To be more precise, if an energy change amount at the time of displacing the domain wall just by a minute distance dX is dE, a force acting on the domain wall is given by dE/dX. As the magnetic domain (corresponding to the recording mark) is recorded to the limit of the track width, a magnetic domain width changes if the track width changes. For this reason, the magnetic domain width becomes wide in a region where the track width is wide, so that a domain wall amount increases and the energy increases. Inversely, the magnetic domain width becomes narrow in a region where the track width is narrow, so that a domain wall amount decreases and the energy decreases. This energy change influences the domain wall displacement in the track direction. To be more precise, a force for blocking the domain wall displacement acts in a region where the track width becomes wide, and a force for promoting the domain wall displacement acts in a region where the track width becomes narrow. As the action of the force for blocking the domain wall displacement blocks stabilization of the domain wall displacement, the reproducing characteristics will deteriorate. The narrower the track width becomes, the greater the action of the force for blocking the domain wall displacement becomes.

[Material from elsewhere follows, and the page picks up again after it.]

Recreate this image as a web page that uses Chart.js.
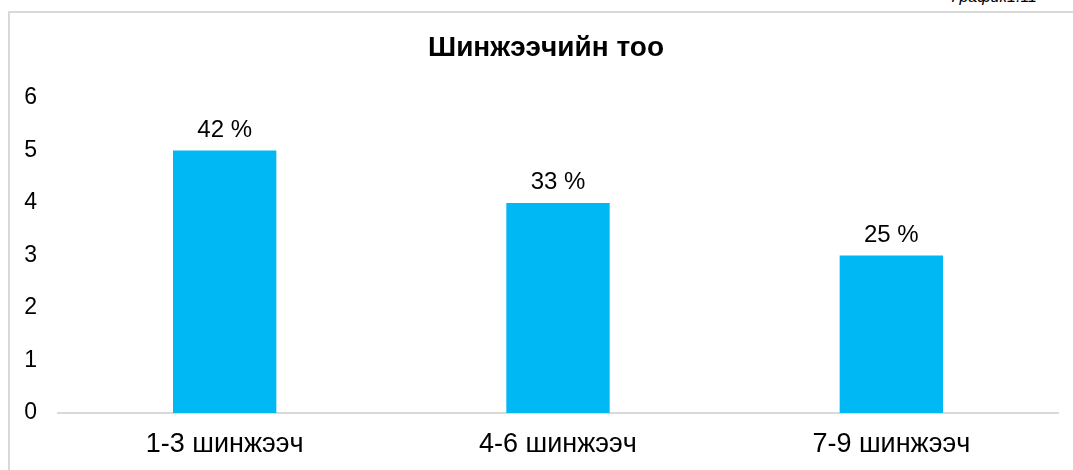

(3) As a track pitch is an addition of the track width and the buffer region, it is thinkable to narrow the buffer region in order to improve the track density. However, the buffer region needs to secure a certain width to control the cross light and so on, and so there is a limit to narrowing the buffer region. In particular, in the case of the method of annealing it with the laser, it is difficult, because of a constraint of a laser spot size in the first place, to narrow the buffer region (anneal region) to that size or less.